Billy’s life after his “death” was even more interesting than his real life. Enter O.L. “Brushy Bill” Roberts of Hico, Texas. Growing up on the frontier, “Kid” Roberts, as he was called then, was more than proficient with a rifle and a handgun. When he was old enough, Roberts traveled to Oklahoma to try his hand at cattle where he would meet future cattle rustler Belle Star, known by some as the Bandit Queen. At her ranch were the Younger brothers and Jesse and Frank James. Did Pat Garrett kill Billy the Kid, or was it Roberts who caught the bullet? He survived, and it was in this second phase of his life, post death, that he gained his new nickname, “Brushy Bill.” It’s possible considering there was only one authenticated photograph of Billy the Kid. When interviewed decades later, Brushy Bill shared his colorful and unverifiable past. More like a 19th century Forrest Gump, Billy was reported in Buffalo Bill’s Wild West Show, aiding Pancho Villa during the revolution, and even joining the Pinkerton Detective Agency.

Conspiracy Theory

Billy the Kid was always a good subject for newspapers, magazines, and dime novels. In 1926, The El Paso Times Herald claimed that Billy the Kid was alive and living 200 miles away. Everyone knew the night of the fateful shooting in Fort Sumner when Sheriff Pat Garrett met up with Billy and gave him $1,000 to leave New Mexico and never return. Billy generously retorted that he only needed $25. Now here’s the conspiracy theory: the body of another man was buried in the grave. Did Billy live?
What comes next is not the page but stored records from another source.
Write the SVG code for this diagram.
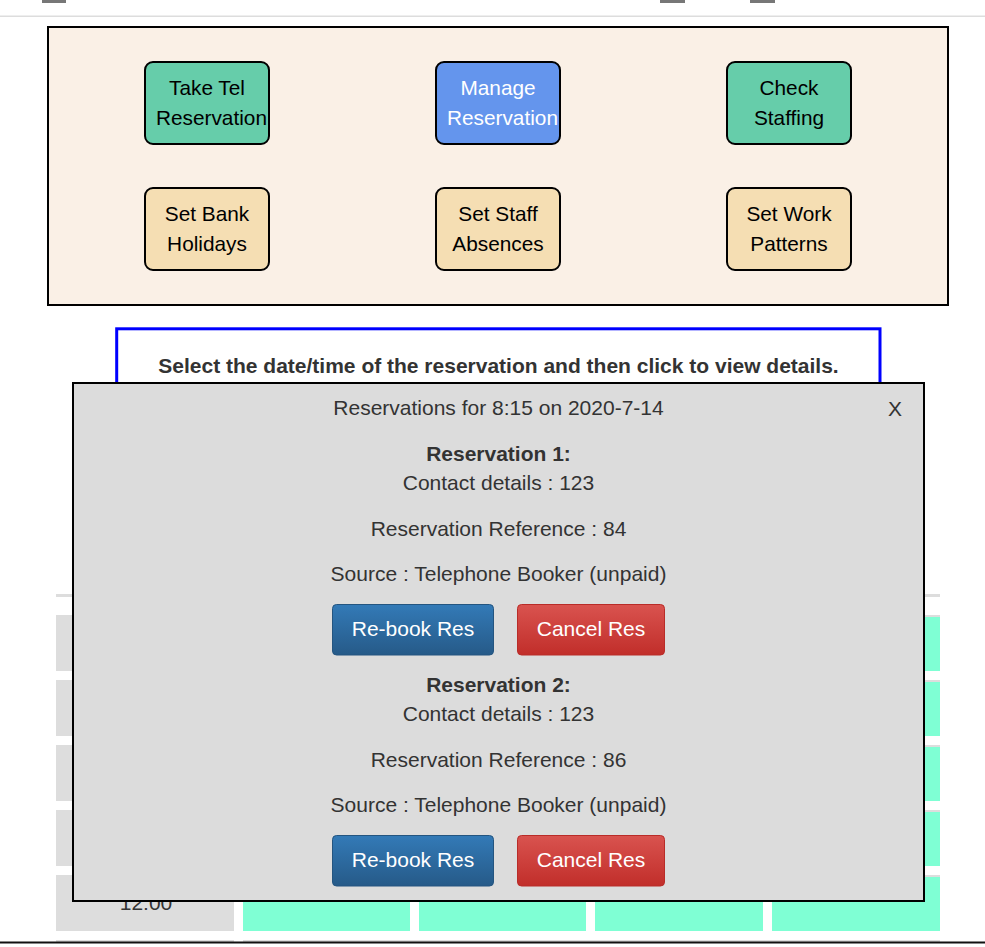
<svg xmlns="http://www.w3.org/2000/svg" width="985" height="947" viewBox="0 0 985 947">
<defs>
<linearGradient id="gBlue" x1="0" y1="0" x2="0" y2="1"><stop offset="0" stop-color="#337ab7"/><stop offset="1" stop-color="#265a88"/></linearGradient>
<linearGradient id="gRed" x1="0" y1="0" x2="0" y2="1"><stop offset="0" stop-color="#d9534f"/><stop offset="1" stop-color="#c12e2a"/></linearGradient>
</defs>
<style>
text{font-family:"Liberation Sans",Arial,Helvetica,sans-serif}
.node{stroke:#000;stroke-width:2}
.nt{font-size:20.8px;fill:#000;text-anchor:middle}
.mt{font-size:21px;fill:#333;text-anchor:middle}
.mb{font-size:21px;fill:#333;text-anchor:middle;font-weight:bold}
.bt{font-size:21px;fill:#fff;text-anchor:middle}
.cg{fill:#dddddd}
.ca{fill:#7fffd4}
</style>
<rect width="985" height="947" fill="#fff"/>
<!-- top bar -->
<g id="topbar">
<rect x="42" y="0" width="24" height="3" fill="#777"/>
<rect x="660" y="0" width="25" height="3" fill="#777"/>
<rect x="750" y="0" width="25" height="3" fill="#777"/>
<rect x="0" y="15.5" width="985" height="1.5" fill="#dddddd"/>
</g>
<!-- menu panel -->
<g id="panel">
<rect x="48" y="27" width="900" height="278" fill="#faf0e6" stroke="#000" stroke-width="2"/>
</g>
<g id="node-take-tel">
<rect class="node" x="145" y="62" width="124" height="82" rx="8" fill="#66cdaa"/>
<text class="nt" x="207" y="95">Take Tel</text>
<text class="nt" x="211.5" y="125">Reservation</text>
</g>
<g id="node-manage">
<rect class="node" x="436" y="62" width="124" height="82" rx="8" fill="#6495ed"/>
<text class="nt" x="498" y="95" style="fill:#fff">Manage</text>
<text class="nt" x="502.5" y="125" style="fill:#fff">Reservation</text>
</g>
<g id="node-check">
<rect class="node" x="727" y="62" width="124" height="82" rx="8" fill="#66cdaa"/>
<text class="nt" x="789" y="95">Check</text>
<text class="nt" x="789" y="125">Staffing</text>
</g>
<g id="node-bank">
<rect class="node" x="145" y="188" width="124" height="82" rx="8" fill="#f5deb3"/>
<text class="nt" x="207" y="221">Set Bank</text>
<text class="nt" x="207" y="251">Holidays</text>
</g>
<g id="node-absences">
<rect class="node" x="436" y="188" width="124" height="82" rx="8" fill="#f5deb3"/>
<text class="nt" x="498" y="221">Set Staff</text>
<text class="nt" x="498" y="251">Absences</text>
</g>
<g id="node-patterns">
<rect class="node" x="727" y="188" width="124" height="82" rx="8" fill="#f5deb3"/>
<text class="nt" x="789" y="221">Set Work</text>
<text class="nt" x="789" y="251">Patterns</text>
</g>
<!-- instruction box -->
<g id="instructions">
<rect x="116.7" y="328.8" width="763.3" height="300" fill="#fff" stroke="#0000ff" stroke-width="3"/>
<text class="mb" x="498.5" y="372.5">Select the date/time of the reservation and then click to view details.</text>
</g>
<!-- table -->
<g id="table">
<rect class="cg" x="56" y="594" width="884" height="3"/>
<g id="row1">
<rect class="cg" x="56" y="615" width="178" height="56"/>
<rect class="cg" x="243" y="615" width="167" height="56"/><rect class="ca" x="243" y="617" width="167" height="54"/>
<rect class="cg" x="419" y="615" width="167" height="56"/><rect class="ca" x="419" y="617" width="167" height="54"/>
<rect class="cg" x="595" y="615" width="168" height="56"/><rect class="ca" x="595" y="617" width="168" height="54"/>
<rect class="cg" x="772" y="615" width="168" height="56"/><rect class="ca" x="772" y="617" width="168" height="54"/>
</g>
<g id="row2">
<rect class="cg" x="56" y="680" width="178" height="56"/>
<rect class="cg" x="243" y="680" width="167" height="56"/><rect class="ca" x="243" y="682" width="167" height="54"/>
<rect class="cg" x="419" y="680" width="167" height="56"/><rect class="ca" x="419" y="682" width="167" height="54"/>
<rect class="cg" x="595" y="680" width="168" height="56"/><rect class="ca" x="595" y="682" width="168" height="54"/>
<rect class="cg" x="772" y="680" width="168" height="56"/><rect class="ca" x="772" y="682" width="168" height="54"/>
</g>
<g id="row3">
<rect class="cg" x="56" y="745" width="178" height="56"/>
<rect class="cg" x="243" y="745" width="167" height="56"/><rect class="ca" x="243" y="747" width="167" height="54"/>
<rect class="cg" x="419" y="745" width="167" height="56"/><rect class="ca" x="419" y="747" width="167" height="54"/>
<rect class="cg" x="595" y="745" width="168" height="56"/><rect class="ca" x="595" y="747" width="168" height="54"/>
<rect class="cg" x="772" y="745" width="168" height="56"/><rect class="ca" x="772" y="747" width="168" height="54"/>
</g>
<g id="row4">
<rect class="cg" x="56" y="810" width="178" height="56"/>
<rect class="cg" x="243" y="810" width="167" height="56"/><rect class="ca" x="243" y="812" width="167" height="54"/>
<rect class="cg" x="419" y="810" width="167" height="56"/><rect class="ca" x="419" y="812" width="167" height="54"/>
<rect class="cg" x="595" y="810" width="168" height="56"/><rect class="ca" x="595" y="812" width="168" height="54"/>
<rect class="cg" x="772" y="810" width="168" height="56"/><rect class="ca" x="772" y="812" width="168" height="54"/>
</g>
<g id="row5">
<rect class="cg" x="56" y="875" width="178" height="56"/>
<rect class="cg" x="243" y="875" width="167" height="56"/><rect class="ca" x="243" y="877" width="167" height="54"/>
<rect class="cg" x="419" y="875" width="167" height="56"/><rect class="ca" x="419" y="877" width="167" height="54"/>
<rect class="cg" x="595" y="875" width="168" height="56"/><rect class="ca" x="595" y="877" width="168" height="54"/>
<rect class="cg" x="772" y="875" width="168" height="56"/><rect class="ca" x="772" y="877" width="168" height="54"/>
<text class="mt" x="146" y="910">12:00</text>
</g>
<rect class="cg" x="56" y="940" width="178" height="2"/>
<rect class="cg" x="243" y="940" width="697" height="2"/>
</g>
<!-- modal -->
<g id="modal">
<rect x="73" y="383" width="851" height="518" fill="#dcdcdc" stroke="#000" stroke-width="2"/>
<text class="mt" x="498.5" y="415">Reservations for 8:15 on 2020-7-14</text>
<text class="mt" x="895" y="415.5">X</text>
</g>
<g id="reservation-1">
<text class="mb" x="498.5" y="461">Reservation 1:</text>
<text class="mt" x="498.5" y="490">Contact details : 123</text>
<text class="mt" x="498.5" y="535.5">Reservation Reference : 84</text>
<text class="mt" x="498.5" y="580.5">Source : Telephone Booker (unpaid)</text>
<g id="rebook-1">
<rect x="332.5" y="604.5" width="161" height="50.5" rx="4" fill="url(#gBlue)" stroke="#245580" stroke-width="1"/>
<text class="bt" x="413" y="635.5">Re-book Res</text>
</g>
<g id="cancel-1">
<rect x="517.5" y="604.5" width="147" height="50.5" rx="4" fill="url(#gRed)" stroke="#b92c28" stroke-width="1"/>
<text class="bt" x="591" y="635.5">Cancel Res</text>
</g>
</g>
<g id="reservation-2">
<text class="mb" x="498.5" y="692">Reservation 2:</text>
<text class="mt" x="498.5" y="721">Contact details : 123</text>
<text class="mt" x="498.5" y="766.5">Reservation Reference : 86</text>
<text class="mt" x="498.5" y="811.5">Source : Telephone Booker (unpaid)</text>
<g id="rebook-2">
<rect x="332.5" y="835.5" width="161" height="50.5" rx="4" fill="url(#gBlue)" stroke="#245580" stroke-width="1"/>
<text class="bt" x="413" y="866.5">Re-book Res</text>
</g>
<g id="cancel-2">
<rect x="517.5" y="835.5" width="147" height="50.5" rx="4" fill="url(#gRed)" stroke="#b92c28" stroke-width="1"/>
<text class="bt" x="591" y="866.5">Cancel Res</text>
</g>
</g>
<g id="connectors"></g>
<rect x="0" y="941.5" width="985" height="2" fill="#111"/>
</svg>
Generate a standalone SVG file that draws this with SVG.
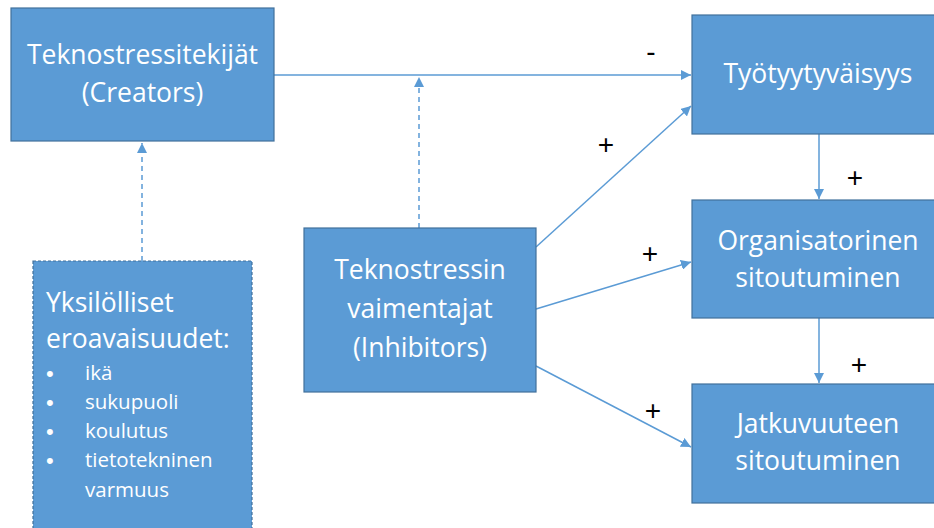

A photo of brush where Billy the Kid is presumably buried in Texas
The Kid’s unmarked grave as it appeared in 1928. Western History Collections, University of Oklahoma Libraries, Rose Collection, #2175. Imaged sourced from Tall Tales and Half Truths of Billy the Kid.

Billy’s Gravesite

Whether Billy was actually in his own New Mexico grave will always be disputed. But that never stopped curiosity-seekers and grave robbers from “paying their respect.” As one of the most infamous people of the era, Billy’s corpse was in danger of macabre souvenir hunters, and many travelled to see his trigger finger displayed in a jar. Odder still, Billy’s first grave marker, a crude wooden cross, was first “stolen” by none other than his alleged girlfriend, Paulita Maxwell, who would be later buried in same cemetery.

The Saint

One of the more fanciful folk tales of Billy the Kid comes from Frank Applegate’s book Native Tales of New Mexico. Set in 1881, on the day the Kid was to be hanged, Billy came to the small Spanish village of Escondida, where he sought refuge in the house of a Spanish man and his wife and daughter, Rosa. Later that night at a dance, Billy chased off a undesirable suitor of Rosa. When the creep saw the Kid, he muttered in fear, “El Chivato!” (Billy’s nickname in Spanish). Billy left Escondida the next morning with the entire town sending him off. And with constant retelling of this tale, talk grew of Escondida wanting to make Billy a saint! Saint Billy, anyone?